Сделал свою карьеру Н. В. Муравьев, как благодаря своему таланту, так и благодаря тому обстоятельству, что, когда он был прокурором судебной палаты, то генерал-губернатором Москвы был Великий Князь Сергей Александрович, которому Муравьев очень понравился. Великий Князь обратил на Муравьева внимание Государя и поэтому, когда открылось место государственного секретаря (а именно, когда Половцев, который был государственным секретарем, был сделан членом Государственного Совета), то Государь Император назначил Муравьева на должность государственного секретаря.
Можно, пожалуй, даже сказать, что Половцев, как человек, к которому не благоволил Император Александр III, был назначен членом Государственного Совета именно для того, чтобы очистить место государственного секретаря для Муравьева.
Муравьев был блестящим государственным секретарем, но занимал он этот пост недолго. Как только освободилось место министра юстиции, он был назначен министром. Был он назначен на этот пост еще совсем молодым человеком; (так я был сделан министром, когда мне было 42 года, а он был сделан министром, когда ему было 43 года, но вообще летами он был моложе меня года на полтора).
Как министр юстиции, Муравьев был выдающимся министром, но он немножко спустил флаг независимости юстиции и в этом смысле в его министерств были некоторые прегрешения. Он хотел до известной степени угодить направлению, если можно так выразиться "дворянскому", которому сочувствовал Император и которое выразилось в институте земских начальников; по мысли институт этот должен был быть чисто дворянским, а в действительности он сделался институтом, который заняли такие же чиновники, как и все остальные, только, пожалуй, во многих случаях более низкого качества.
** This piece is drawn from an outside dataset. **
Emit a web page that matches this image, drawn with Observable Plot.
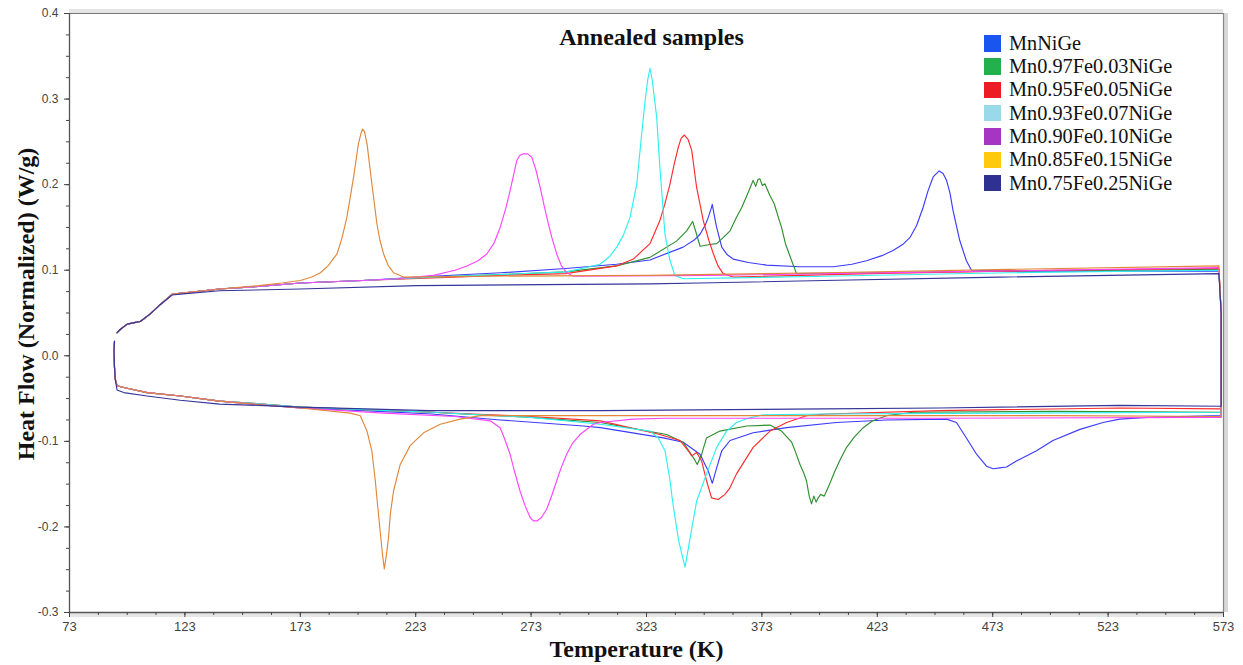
<!DOCTYPE html>
<html><head><meta charset="utf-8">
<script src="https://cdn.jsdelivr.net/npm/d3@7"></script>
<script src="https://cdn.jsdelivr.net/npm/@observablehq/plot@0.6"></script>
<style>
body{margin:0;background:#fff;}
#wrap{position:relative;width:1243px;height:665px;overflow:hidden;}
#legend{position:absolute;left:984px;top:31.7px;font-family:"Liberation Serif","Times New Roman",serif;font-size:20.3px;color:#111;}
.row{display:flex;align-items:center;height:23.3px;white-space:nowrap;}
.sw{width:16.5px;height:16.5px;margin-right:8.5px;flex:none;}
</style></head><body><div id="wrap"></div>
<script>
// ---- data (temperature K, heat flow W/g) ----
const names = ["MnNiGe","Mn0.97Fe0.03NiGe","Mn0.95Fe0.05NiGe","Mn0.93Fe0.07NiGe","Mn0.90Fe0.10NiGe","Mn0.85Fe0.15NiGe","Mn0.75Fe0.25NiGe"];
const lineColors = ["#3c3cff","#2f8f2f","#ff2b2b","#2ef0f0","#ff44ff","#e0883a","#35359a"];
const legendColors = ["#1a55f0","#22b14c","#ed1c24","#99d9ea","#a535c2","#ffc90e","#2e3192"];
const xTicks = [73,123,173,223,273,323,373,423,473,523,573];
const yTicks = [-0.3,-0.2,-0.1,0.0,0.1,0.2,0.3,0.4];

const startUp = [[93.6,0.027],[95.1,0.031],[98,0.037],[101.6,0.039],[103.7,0.040],[108,0.049],[112.4,0.060],[117.5,0.072],[121,0.073],[138,0.078]];
const endLow = [[138,-0.053],[121,-0.047],[106.6,-0.043],[96.5,-0.037],[93.6,-0.035],[92.8,-0.027],[92.5,-0.014],[92.3,0.006],[92.5,0.017]];

const s100 = [[155,0.081],[173,0.085],[200,0.088],[230,0.093],[260,0.097],[288,0.102],[310,0.107],[324.5,0.112],[338.9,0.127],[344,0.136],[346.2,0.142],[348.5,0.153],[349.8,0.162],[351,0.172],[351.5,0.177],[352.3,0.165],[353.4,0.150],[355.6,0.127],[358,0.118],[360.6,0.113],[367.1,0.109],[375,0.106],[389.5,0.104],[403.9,0.104],[412,0.107],[418.3,0.111],[425,0.117],[429.8,0.123],[434,0.130],[437.1,0.138],[440,0.152],[442.8,0.173],[445,0.193],[447.2,0.209],[449.8,0.216],[451.5,0.213],[453,0.205],[454.5,0.190],[455.8,0.170],[458.7,0.135],[461.6,0.111],[463.8,0.100],[480,0.099],[520,0.099],[571,0.099],
 [572,0.05],[572,-0.070],[540,-0.072],[528,-0.074],[520.8,-0.078],[510.8,-0.086],[499.1,-0.099],[492,-0.111],[483.3,-0.123],[479,-0.130],[476,-0.131],[473.2,-0.132],[470.3,-0.129],[466,-0.115],[461.6,-0.096],[457.3,-0.078],[453,-0.074],[427,-0.075],[405.3,-0.078],[383.7,-0.084],[369.2,-0.090],[359.2,-0.099],[355.6,-0.111],[353.4,-0.131],[351.5,-0.149],[349.8,-0.135],[346.2,-0.115],[338.9,-0.101],[330.3,-0.096],[303,-0.084],[295.6,-0.082],[259.6,-0.075],[230,-0.068],[200,-0.064],[173,-0.061],[155,-0.057]];

const s097 = [[155,0.081],[173,0.085],[200,0.088],[230,0.092],[260,0.095],[288,0.098],[310,0.105],[324.5,0.115],[336,0.134],[340.4,0.146],[343,0.157],[344.7,0.142],[346.2,0.128],[350.5,0.130],[353.4,0.131],[356.2,0.138],[359.2,0.146],[362,0.162],[364.2,0.173],[366,0.184],[367.1,0.191],[368,0.197],[369.2,0.205],[370.3,0.198],[371.3,0.206],[372.1,0.207],[373.2,0.199],[374.3,0.201],[376.5,0.187],[378.3,0.178],[380.1,0.162],[381.5,0.150],[383.2,0.131],[385.9,0.111],[388,0.096],[420,0.097],[480,0.099],[571,0.101],
 [572,0.05],[572,-0.066],[500,-0.065],[438.5,-0.066],[427,-0.070],[421,-0.076],[416.9,-0.084],[413,-0.095],[409.7,-0.107],[407,-0.121],[404.6,-0.135],[402,-0.152],[401,-0.158],[400,-0.164],[398.5,-0.162],[397.4,-0.166],[396.5,-0.171],[395.5,-0.164],[394.5,-0.173],[393.5,-0.164],[392.3,-0.146],[391,-0.136],[389.5,-0.127],[387.5,-0.112],[385.9,-0.101],[381.5,-0.088],[376.5,-0.081],[366.4,-0.082],[354.8,-0.088],[349,-0.096],[346.9,-0.115],[345,-0.127],[343.3,-0.119],[338.9,-0.101],[331.7,-0.092],[303,-0.078],[273,-0.072],[230,-0.066],[200,-0.063],[173,-0.060],[155,-0.056]];

const s095 = [[155,0.081],[173,0.085],[200,0.088],[230,0.091],[260,0.094],[288,0.096],[310,0.105],[317.3,0.113],[324.5,0.131],[328.8,0.158],[331,0.178],[333.2,0.201],[335,0.224],[336.8,0.244],[338,0.254],[339.4,0.258],[341,0.253],[342.6,0.240],[344.7,0.197],[347.6,0.158],[350,0.135],[352,0.119],[354,0.105],[356.2,0.096],[360.6,0.092],[420,0.096],[500,0.100],[571,0.102],
 [572,0.05],[572,-0.062],[528,-0.061],[450,-0.064],[401,-0.068],[392.3,-0.070],[383.7,-0.078],[376.5,-0.088],[369.2,-0.107],[362,-0.138],[359,-0.155],[357,-0.162],[354.1,-0.168],[351.2,-0.166],[349,-0.146],[346.9,-0.123],[344.7,-0.113],[342.6,-0.117],[341.1,-0.111],[337.5,-0.099],[328.8,-0.092],[303,-0.076],[273,-0.071],[230,-0.066],[200,-0.063],[173,-0.060],[155,-0.056]];

const s093 = [[155,0.081],[173,0.085],[200,0.088],[230,0.092],[260,0.095],[288.4,0.098],[302.9,0.107],[307,0.116],[310.1,0.127],[313,0.141],[315.9,0.162],[318.8,0.201],[320.9,0.259],[322.4,0.298],[323.5,0.322],[324.5,0.336],[325.5,0.322],[327.4,0.279],[328.8,0.220],[331,0.142],[333.2,0.111],[335.3,0.094],[338.9,0.090],[400,0.093],[480,0.097],[571,0.100],
 [572,0.05],[572,-0.066],[480,-0.067],[400,-0.068],[373.4,-0.069],[367,-0.073],[362,-0.078],[357.7,-0.088],[353.4,-0.107],[349,-0.138],[344.7,-0.170],[341.7,-0.216],[339.7,-0.247],[336.9,-0.216],[334.3,-0.170],[333.2,-0.146],[331,-0.111],[328.1,-0.096],[324.5,-0.088],[302.9,-0.080],[273,-0.072],[230,-0.066],[200,-0.063],[173,-0.060],[155,-0.056]];

const s090 = [[155,0.081],[173,0.085],[200,0.088],[215,0.090],[230.7,0.094],[240,0.100],[245.2,0.105],[250,0.111],[253.8,0.119],[257,0.132],[259.6,0.150],[262,0.172],[263.9,0.193],[266.8,0.228],[268,0.234],[269.7,0.236],[271.5,0.236],[273.3,0.232],[275,0.218],[276.9,0.197],[278.7,0.175],[280.5,0.154],[282,0.138],[284.1,0.119],[286,0.106],[288.4,0.097],[291.3,0.093],[350,0.094],[450,0.098],[571,0.103],
 [572,0.05],[572,-0.072],[450,-0.073],[350,-0.073],[331.7,-0.073],[317,-0.074],[303,-0.078],[300,-0.080],[294.2,-0.092],[291,-0.102],[288.4,-0.115],[286,-0.131],[284.1,-0.146],[282,-0.163],[279.8,-0.179],[277.5,-0.189],[275.5,-0.193],[274,-0.193],[272.6,-0.189],[270.5,-0.176],[268.2,-0.158],[266,-0.137],[263.9,-0.115],[261.5,-0.097],[259.6,-0.084],[255.3,-0.076],[240,-0.071],[209,-0.067],[173,-0.061],[155,-0.057]];

const s085 = [[155,0.082],[165,0.085],[173,0.088],[178,0.092],[181.7,0.097],[185,0.105],[188.9,0.119],[191,0.137],[193.2,0.162],[196.1,0.209],[198.2,0.248],[199.3,0.260],[200,0.265],[200.8,0.262],[201.9,0.248],[204,0.201],[206.2,0.154],[207.5,0.135],[209.1,0.119],[211,0.106],[213.4,0.097],[217.7,0.092],[250,0.093],[323,0.094],[400,0.097],[480,0.101],[571,0.105],
 [572,0.05],[572,-0.071],[500,-0.070],[400,-0.070],[300,-0.070],[250.9,-0.070],[242.3,-0.074],[233.6,-0.080],[226.4,-0.090],[220.6,-0.105],[216.3,-0.127],[213.4,-0.158],[212,-0.185],[211.2,-0.213],[210.2,-0.235],[209.4,-0.249],[208.6,-0.232],[207.6,-0.205],[206.5,-0.175],[205.5,-0.146],[204,-0.111],[201.9,-0.088],[199,-0.070],[194.6,-0.067],[173,-0.061],[155,-0.057]];

const s075 = [[93.6,0.027],[95.1,0.031],[98,0.037],[101.6,0.039],[103.7,0.040],[108,0.049],[112.4,0.060],[117.5,0.071],[121,0.072],[138,0.076],[173,0.078],[223.5,0.082],[324.5,0.084],[346,0.085],[400,0.088],[476,0.092],[571,0.096],
 [572,0.05],[572,-0.059],[528,-0.058],[450,-0.061],[400,-0.062],[303,-0.064],[229,-0.064],[173,-0.060],[155,-0.058],[138,-0.0565],[121,-0.052],[106.6,-0.047],[96.5,-0.043],[93.6,-0.040],[92.8,-0.027],[92.5,-0.014],[92.3,0.006],[92.5,0.017]];

// ---- build table ----
const loops = [
  startUp.concat(s100, endLow),
  startUp.concat(s097, endLow),
  startUp.concat(s095, endLow),
  startUp.concat(s093, endLow),
  startUp.concat(s090, endLow),
  startUp.concat(s085, endLow),
  s075
];
const rows = [];
loops.forEach((pts, i) => pts.forEach(([T, v], k) => rows.push({name: names[i], T, v, k})));

const minorX = d3.range(73, 573.01, 12.5);
const minorY = d3.range(-0.3, 0.4001, 0.025);
const fmtY = v => v.toFixed(1);
const serif = "'Liberation Serif','Times New Roman',serif";
const sans = "'Liberation Sans',Arial,sans-serif";

const chart = Plot.plot({
  width: 1243, height: 665,
  marginLeft: 69, marginRight: 20, marginTop: 13, marginBottom: 53,
  x: {domain: [73, 573], label: null},
  y: {domain: [-0.3, 0.4], label: null},
  color: {domain: names, range: lineColors},
  style: {background: "#fff"},
  marks: [
    // frame shading
    Plot.ruleY([0.4], {stroke: "#e4e4e4", strokeWidth: 4, dy: -2.5}),
    Plot.ruleX([573], {stroke: "#d8d8d8", strokeWidth: 4, dx: 2.5}),
    Plot.ruleY([-0.3], {stroke: "#e6e6e6", strokeWidth: 4, dy: 2.5}),
    // data
    Plot.line(rows, {x: "T", y: "v", z: "name", stroke: "name", strokeWidth: 1.15, curve: "linear"}),
    // frame lines
    Plot.ruleY([0.4], {stroke: "#777", strokeWidth: 1.2}),
    Plot.ruleX([573], {stroke: "#888", strokeWidth: 1.2}),
    Plot.ruleY([-0.3], {stroke: "#555", strokeWidth: 1.3}),
    Plot.ruleX([73], {stroke: "#555", strokeWidth: 1.3}),
    // axes
    Plot.axisX(minorX, {tickSize: 3, text: null, stroke: "#444", label: null}),
    Plot.axisX(xTicks, {tickSize: 5, tickPadding: 4, stroke: "#444", fill: "#444", fontSize: 13, fontFamily: sans, label: null, tickFormat: d => String(d)}),
    Plot.axisY(minorY, {tickSize: 3, text: null, stroke: "#444", label: null}),
    Plot.axisY(yTicks, {tickSize: 5, tickPadding: 6, stroke: "#444", fill: "#444", fontSize: 12, fontFamily: sans, label: null, tickFormat: fmtY}),
    // titles
    Plot.text(["Temperature (K)"], {frameAnchor: "bottom", textAnchor: "middle", dx: -10, dy: 37, lineAnchor: "middle", fontFamily: serif, fontWeight: "bold", fontSize: 24, fill: "#111"}),
    Plot.text(["Heat Flow (Normalized) (W/g)"], {frameAnchor: "left", textAnchor: "middle", rotate: -90, dx: -43, dy: -9, lineAnchor: "middle", fontFamily: serif, fontWeight: "bold", fontSize: 24, fill: "#111"}),
    Plot.text(["Annealed samples"], {frameAnchor: "top", textAnchor: "middle", dx: 5, dy: 24, lineAnchor: "middle", fontFamily: serif, fontWeight: "bold", fontSize: 24, fill: "#111"})
  ]
});

const wrap = document.getElementById("wrap");
wrap.appendChild(chart);
const leg = document.createElement("div");
leg.id = "legend";
names.forEach((n, i) => {
  const r = document.createElement("div");
  r.className = "row";
  const sw = document.createElement("div");
  sw.className = "sw";
  sw.style.background = legendColors[i];
  const t = document.createElement("span");
  t.textContent = n;
  r.appendChild(sw); r.appendChild(t);
  leg.appendChild(r);
});
wrap.appendChild(leg);
</script></body></html>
Затем, по моему мнению, со стороны Муравьева была сделана та ошибка, что он присоединил к министерству юстиции тюремное ведомство, которое до того времени находилось в ведении министерства внутренних дел. Присоединение тюремного ведомства к министерству юстиции произошло тогда, когда министр внутренних дел И. Н. Дурново покинул этот пост и министром внутренних дел сделался Иван Логинович Горемыкин. Муравьев, как я уже сказал, урвал у министра внутренних дел Горемыкина тюремное ведомство, но тем {291} не менее все-таки, сравнительно с теперешним положением, Н. В. Муравьев держал высоко знамя независимости министерства юстиции.
В такое постыдное положение, в каком ныне находится министерство юстиции, оно могло быть поставлено только таким нравственно ничтожным человеком, как ныне существующий министр юстиции
г. Щегловитов.
При Муравьеве Щегловитов был, кажется, одним из товарищей обер-прокурора Сената; после этого он служил где-то в департаментах, чуть ли не был директором или вице-директором одного из департаментов у Муравьева, когда Муравьев был назначен послом в Рим.
Когда предполагалось, что Муравьев поедет в Портсмут, то он будучи вызван сюда, зашел в дом министра юстиции, в котором ранее, в бытность свою министром юстиции, он довольно долго жил для того, чтобы сделать визиты бывшему своему секретарю и другим чиновникам министерства юстиции, живущим в этом здании.